AVC: In our last interview with you, back in 1999, you discussed how you once thought book tours would be romantic and adventurous. You ended up saying, "It's like everything—once you actually get what you want, you don't really want it any more." That's a very cynical thought, and yet you seem like an overtly optimistic person.

NG: Oh I am. I say "Once you get what you want..." but I don't learn anything from it. But then again, I'm—I'm sounding like a greeting card—I'm somebody who considers happiness a journey, not a destination. Getting the Hugo Award was a wonderful, magical, gorgeous moment, and then it's just something to dust. And when I was young, you know, the first foreign editions that would come in of anything of mine, I'd sit there and look at them as these strange and wonderful artifacts, and marvel that something I'd done was being printed in Bucharest, in this language I didn't know. And these days, the stuff comes in and it goes down to the box full of foreign books in the basement.

But I do still like the fact that if I get on a signing tour, people stop being abstract numbers and turn into people. And I love the fact that people get to say thank you. It seems to me that's mostly why people come to signings: They want to say "Thank you for the stories." But you can't really have a thank-you line, so you have a signing line, and that gives everybody an excuse. And that's nice, but. Doing a signing for 150 people is fun. Doing a signing for 200 people is fun. Doing a signing for 500, 600, 700, 800 people is a horrible physical nightmare.

AVC: So has there ever been anything that hasn't fit into that "once you have it, you don't want it" rubric? Has there ever been anything for you that was all it was cracked up to be, and you still want more?
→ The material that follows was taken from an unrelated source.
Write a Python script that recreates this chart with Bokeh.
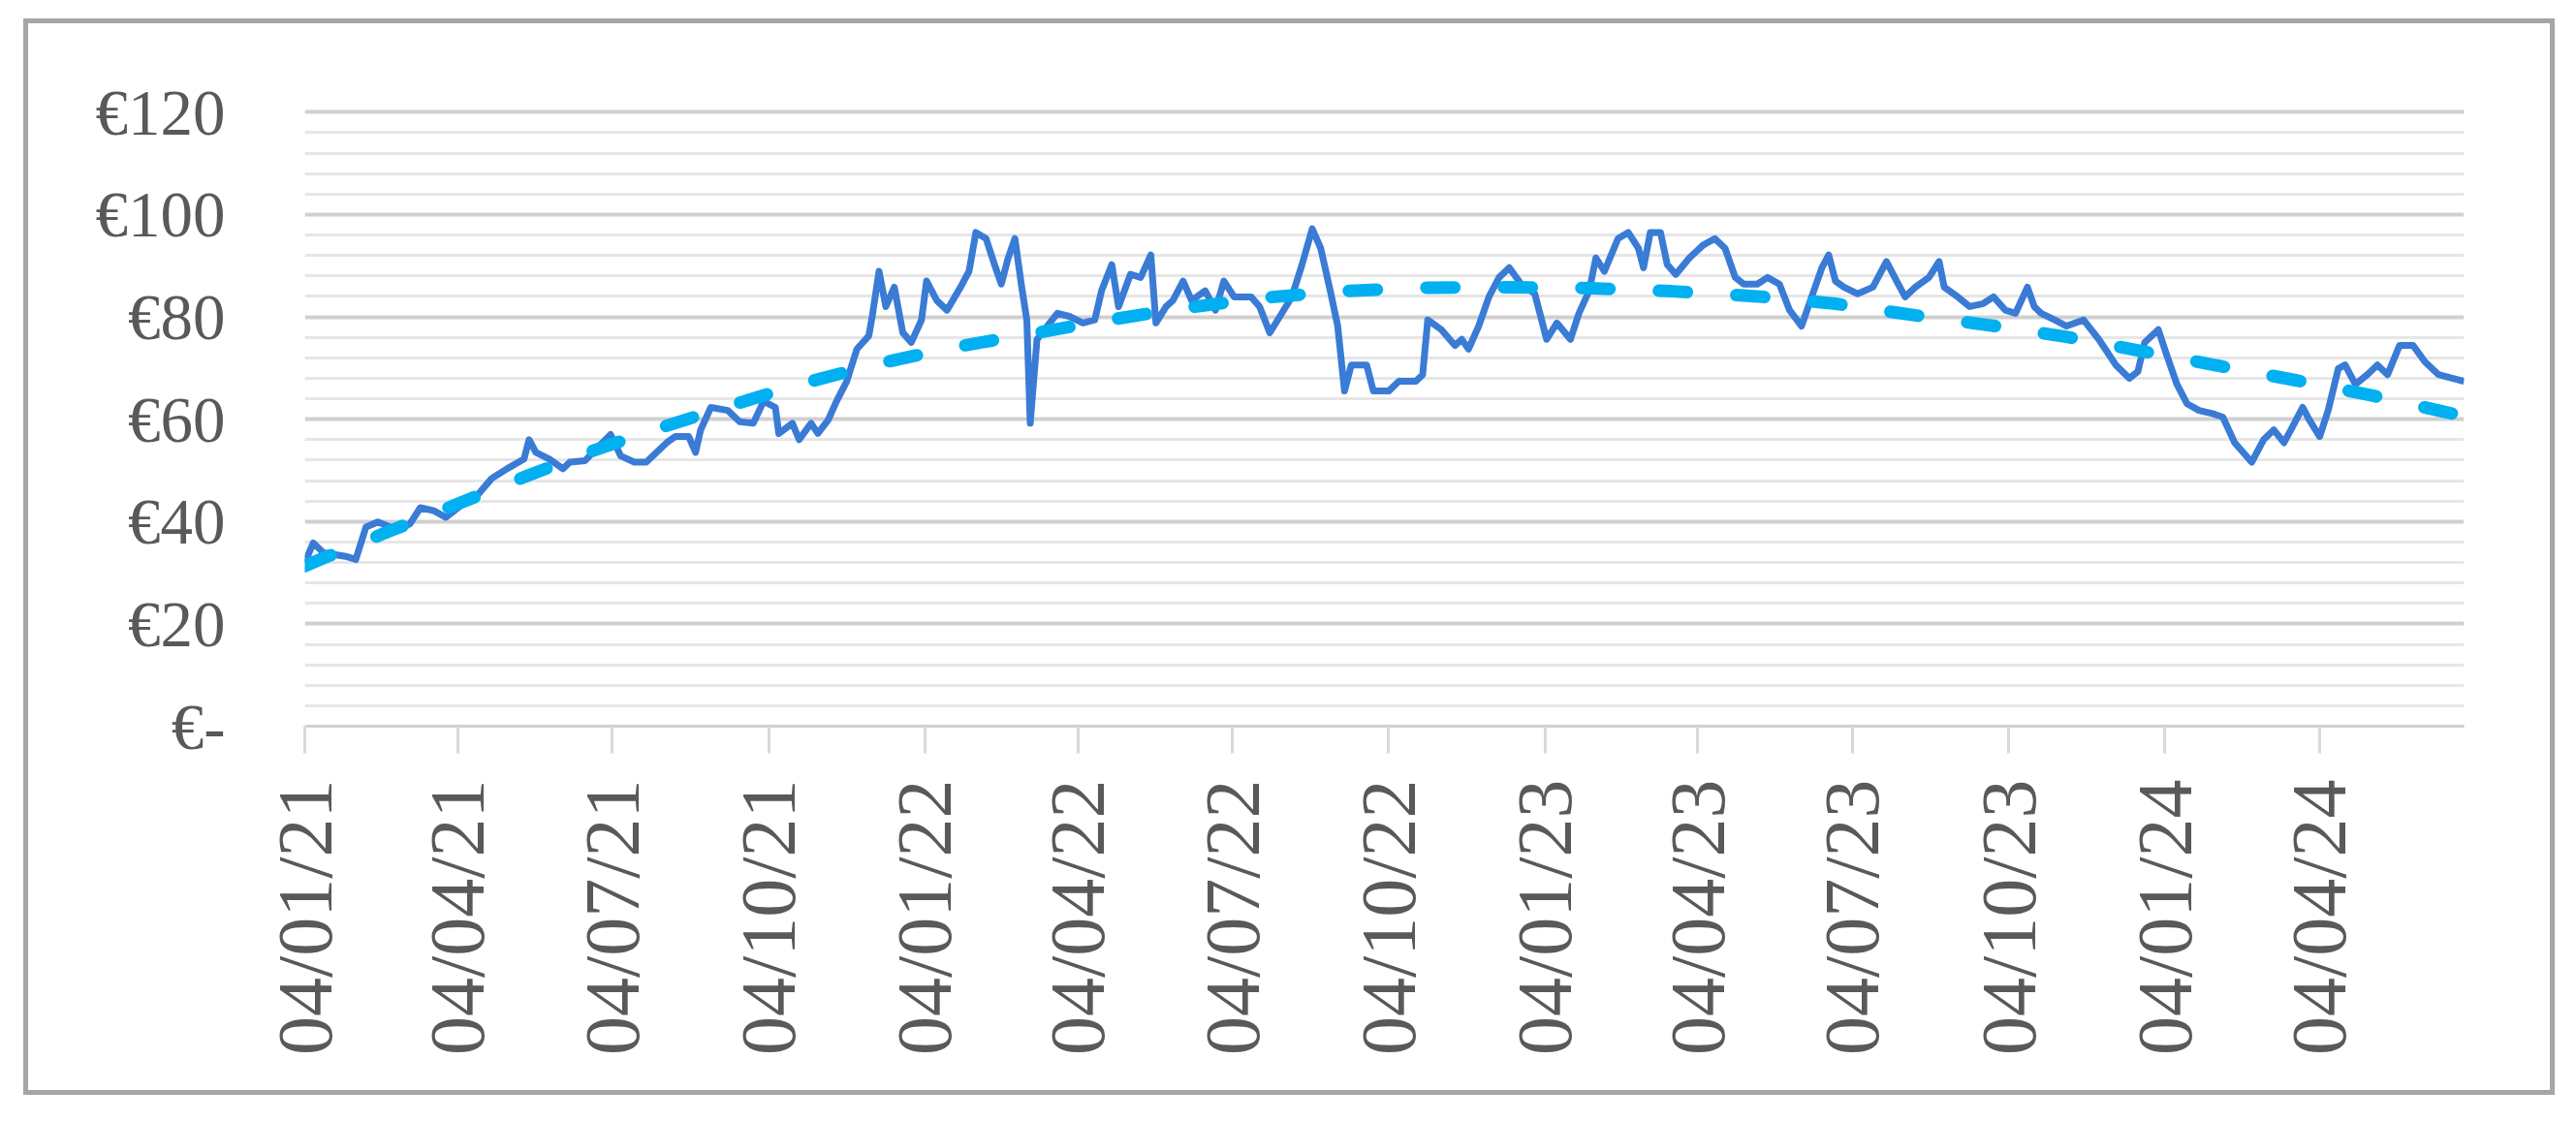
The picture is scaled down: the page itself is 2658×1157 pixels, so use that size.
import math
import pandas as pd
from bokeh.plotting import figure
from bokeh.models import Range1d, FixedTicker, DatetimeTickFormatter
from bokeh.embed import file_html
from bokeh.resources import INLINE

# ---------------- data ----------------
start_date = "2021-01-04"
end_date = "2024-06-28"

# price series: day offsets from start_date and closing price (EUR)
price_day_offsets = [
    0, 5, 11, 24, 30, 36, 43, 55, 62, 68, 76, 83, 93, 102, 110, 119, 129, 132, 136, 144,
    152, 156, 165, 173, 180, 186, 194, 201, 207, 213, 218, 226, 230, 233, 239, 249, 256, 264, 270, 277,
    279, 287, 291, 298, 302, 308, 313, 319, 325, 332, 334, 338, 342, 347, 352, 357, 363, 366, 372, 378,
    386, 391, 395, 401, 406, 410, 414, 418, 422, 425, 427, 431, 437, 443, 450, 458, 465, 469, 475, 479,
    486, 492, 498, 501, 507, 511, 517, 522, 530, 536, 541, 547, 557, 562, 568, 574, 581, 587, 593, 598,
    604, 608, 612, 616, 625, 629, 638, 644, 654, 658, 661, 669, 677, 681, 685, 691, 697, 703, 709, 716,
    724, 731, 737, 745, 750, 756, 760, 765, 773, 779, 785, 788, 792, 798, 802, 807, 815, 823, 830, 836,
    842, 847, 855, 861, 868, 874, 881, 887, 893, 897, 901, 906, 914, 923, 931, 937, 942, 948, 956, 962,
    965, 973, 980, 988, 994, 1001, 1007, 1014, 1018, 1022, 1030, 1037, 1047, 1056, 1066, 1074, 1079, 1083, 1091, 1096,
    1102, 1108, 1115, 1123, 1129, 1136, 1146, 1153, 1159, 1165, 1170, 1176, 1180, 1186, 1191, 1197, 1201, 1207, 1214, 1220,
    1226, 1233, 1241, 1248, 1256, 1264, 1271,
]
price_values = [
    32.0, 35.8, 33.9, 33.2, 32.6, 38.9, 39.9, 38.3, 39.6, 42.7, 42.1, 40.8, 43.4, 45.3, 48.4, 50.3, 52.2, 56.0, 53.5, 52.2,
    50.3, 51.6, 51.9, 54.7, 57.0, 52.8, 51.6, 51.6, 53.5, 55.4, 56.6, 56.6, 53.5, 57.9, 62.3, 61.7, 59.5, 59.2, 63.5, 62.3,
    57.2, 59.2, 56.0, 59.2, 57.2, 59.8, 63.5, 67.4, 73.7, 76.3, 80.1, 88.9, 82.0, 85.8, 76.9, 75.0, 79.4, 87.0, 83.2, 81.3,
    85.8, 88.9, 96.5, 95.3, 90.2, 86.4, 91.5, 95.3, 85.8, 79.4, 59.2, 75.6, 78.2, 80.7, 80.1, 78.8, 79.4, 85.1, 90.2, 82.0,
    88.3, 87.7, 92.1, 78.8, 82.0, 83.2, 87.0, 83.2, 85.1, 81.3, 87.0, 83.9, 83.9, 82.0, 76.9, 80.1, 83.9, 90.2, 97.2, 93.4,
    84.5, 78.2, 65.5, 70.6, 70.6, 65.5, 65.5, 67.4, 67.4, 68.7, 79.4, 77.5, 74.4, 75.6, 73.7, 78.2, 83.9, 87.7, 89.6, 86.4,
    84.5, 75.6, 78.8, 75.6, 80.7, 85.1, 91.5, 88.9, 95.3, 96.5, 93.4, 89.6, 96.5, 96.5, 90.2, 88.3, 91.5, 94.0, 95.3, 93.4,
    87.7, 86.4, 86.4, 87.7, 86.4, 81.3, 78.2, 83.9, 89.6, 92.1, 87.0, 85.8, 84.5, 85.8, 90.8, 87.0, 83.9, 85.8, 87.7, 90.8,
    85.8, 83.9, 82.0, 82.6, 83.9, 81.3, 80.7, 85.8, 82.0, 80.7, 79.4, 78.2, 79.4, 75.6, 70.6, 68.0, 69.3, 75.0, 77.5, 72.5,
    66.8, 63.0, 61.7, 61.1, 60.4, 55.4, 51.6, 56.0, 57.9, 55.4, 58.5, 62.3, 59.8, 56.6, 61.7, 69.9, 70.6, 66.8, 68.7, 70.6,
    68.7, 74.4, 74.4, 71.2, 68.7, 68.0, 67.4,
]

# trend line (dashed), read at the dash centres
trend_day_offsets = [0, 12, 49, 89, 130, 171, 212, 250, 291, 337, 381, 426, 470, 509, 560, 609, 658, 707,
                     757, 805, 855, 900, 950, 995, 1037, 1081, 1127, 1172, 1216, 1257, 1271]
trend_values = [31.3, 33.0, 38.0, 43.3, 48.8, 54.0, 58.6, 62.6, 66.8, 70.8, 74.0, 76.6, 79.2, 81.3, 83.6, 85.0, 85.7, 85.8,
                85.6, 85.0, 84.0, 82.6, 80.2, 78.2, 76.1, 73.3, 70.4, 67.6, 64.7, 61.6, 60.6]

x_tick_dates = ["2021-01-04", "2021-04-04", "2021-07-04", "2021-10-04", "2022-01-04", "2022-04-04",
                "2022-07-04", "2022-10-04", "2023-01-04", "2023-04-04", "2023-07-04", "2023-10-04",
                "2024-01-04", "2024-04-04"]
y_ticks = [0, 20, 40, 60, 80, 100, 120]
y_tick_labels = ["€-", "€20", "€40", "€60", "€80", "€100", "€120"]
y_minor_ticks = [4, 8, 12, 16, 24, 28, 32, 36, 44, 48, 52, 56, 64, 68, 72, 76, 84, 88, 92, 96, 104, 108, 112, 116]

# ---------------- build ----------------
t0 = pd.Timestamp(start_date)
price_dates = t0 + pd.to_timedelta(price_day_offsets, unit="D")
trend_dates = t0 + pd.to_timedelta(trend_day_offsets, unit="D")
x_ticks_ms = [int(pd.Timestamp(d).value // 10**6) for d in x_tick_dates]

FONT = "Liberation Serif"
TXT = "#595959"
BORDER = "#a6a6a6"

W, H = 2642, 1141
Y_TOP = 121  # a little head-room so the 120 gridline is drawn inside the frame
p = figure(width=W, height=H, x_axis_type="datetime",
           x_range=Range1d(pd.Timestamp(start_date), pd.Timestamp(end_date)),
           y_range=Range1d(0, Y_TOP),
           output_backend="svg", toolbar_location=None,
           min_border_left=314, min_border_right=W - 2542, min_border_top=110, min_border_bottom=H - 749)
p.outline_line_color = None
p.background_fill_color = None
p.border_fill_color = None
# outer chart border (drawn behind the transparent canvas)
line = f"linear-gradient({BORDER},{BORDER})"
p.styles = {
    "background-color": "white",
    "background-image": ", ".join([line] * 4),
    "background-size": "2612px 5px, 2612px 5px, 5px 1111px, 5px 1111px",
    "background-position": "24px 19px, 24px 1125px, 24px 19px, 2631px 19px",
    "background-repeat": "no-repeat",
}

# y axis / grid
yt = FixedTicker(ticks=y_ticks, minor_ticks=y_minor_ticks)
p.yaxis.ticker = yt
p.ygrid.ticker = yt
p.yaxis.major_label_overrides = dict(zip(y_ticks, y_tick_labels))
p.yaxis.axis_line_color = None
p.yaxis.major_tick_line_color = None
p.yaxis.minor_tick_line_color = None
p.yaxis.major_tick_out = 0
p.yaxis.major_tick_in = 0
p.yaxis.major_label_standoff = 78
p.yaxis.major_label_text_font = FONT
p.yaxis.major_label_text_font_size = "67px"
p.yaxis.major_label_text_color = TXT
p.ygrid.grid_line_color = "#d0d0d0"
p.ygrid.grid_line_width = 4
p.ygrid.minor_grid_line_color = "#e6e6e6"
p.ygrid.minor_grid_line_width = 3

# x axis
p.xgrid.visible = False
p.xaxis.ticker = FixedTicker(ticks=x_ticks_ms)
fmt = "%d/%m/%y"
p.xaxis.formatter = DatetimeTickFormatter(milliseconds=fmt, seconds=fmt, minsec=fmt, minutes=fmt,
                                          hourmin=fmt, hours=fmt, days=fmt, months=fmt, years=fmt)
p.xaxis.major_label_orientation = math.pi / 2
p.xaxis.axis_line_color = "#d0d0d0"
p.xaxis.axis_line_width = 3
p.xaxis.major_tick_line_color = "#d9d9d9"
p.xaxis.major_tick_line_width = 3
p.xaxis.major_tick_out = 28
p.xaxis.major_tick_in = 0
p.xaxis.minor_tick_line_color = None
p.xaxis.major_label_standoff = 27
p.xaxis.major_label_text_font = FONT
p.xaxis.major_label_text_font_size = "80px"
p.xaxis.major_label_text_color = TXT

# series
p.line(price_dates, price_values, line_color="#3A7BD5", line_width=7, line_join="round")
p.line(trend_dates, trend_values, line_color="#00B0F0", line_width=13, line_dash="29 51", line_cap="round",
       line_join="round")

open("out.html", "w", encoding="utf-8").write(file_html(p, INLINE, "chart"))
NG: Kids. Though there's a lot of stuff—I don't want to sound deeply pessimistic. The problems with success, frankly, are infinitely preferable to the problems of failure. And the joy of making stuff never goes away. Which is completely contradictory to everything I'm happy to say about being the kind of writer who loves being about to write, and loves having written, but hates the process of writing. That is also true to some extent. But I love making things. I love building things. I love the idea that something's in the world that wasn't there before. And I love learning. I tend to stop doing things once I get good at them, and to try something else I'm not as good at, leaving a bunch of fans going, "But he was really good at that. Why isn't he still doing it?" I try to stop before I get bored. I try to keep doing stuff I don't know how to do, and I'm still willing to make a fool out of myself in public. I'm also willing to make those mistakes that you're going to make the first time you go out, so hopefully the next time it will be better.

AVC: Speaking of fans waiting around, after Anansi Boys, do you have any intention of writing more books in the American Gods world?

NG: Yes, but I want to do something else first. There's always that terror for me of not wanting to be pigeonholed. Because the moment you're pigeonholed, it becomes really difficult to do something outside of that pigeonhole, which is something I've been very aware of as long as I've been writing. As a journalist, I would talk to writers, directors, creative people, and discover that for an awful lot of them, the moment they became successful, that was all they were allowed to do. So you end up talking to the bestselling science-fiction author who wrote a historical-fiction novel that everybody loved, but no one would publish.

AVC: Is there any particular method that you use to escape that?

NG: Being aware of it as a trap does help. The thing that gets frustrating is when you really think you're trying to do something different every time, and then people point out all of the similarities, and say "This is obviously Gaiman, because all these things are going on that were going on in Neverwhere, in Stardust, in Sandman." But there's definitely a level on which I keep trying to do new things.

AVC: Does the urge to direct the Death film yourself come more from a desire to escape pigeonholing, a desire to try something new, or a desire to handle that particular project yourself?

NG: It's mostly a desire—that story is one that I love, something close to my heart. And I don't want someone else screwing it up. If someone gets to screw it up, it should be me. But there's definitely—I loved doing A Short Film About John Bolton. though I'm not entirely sure how I feel about it now being commercially available. From a point of view of learning new skills, I'd love to do it again. I've discovered that I love the auditioning process. I love working with the technical guys. I absolutely love the editing room. That was completely fascinating to me, working with an editor in crafting the thing into something you had in your head. I really like being able to laugh at my own jokes. And so it was absolutely fascinating seeing it all, being involved. And I loved the fact that I didn't quite know what I was doing. There was a desperate terror going on. I'm pretty much better when I'm not cocky.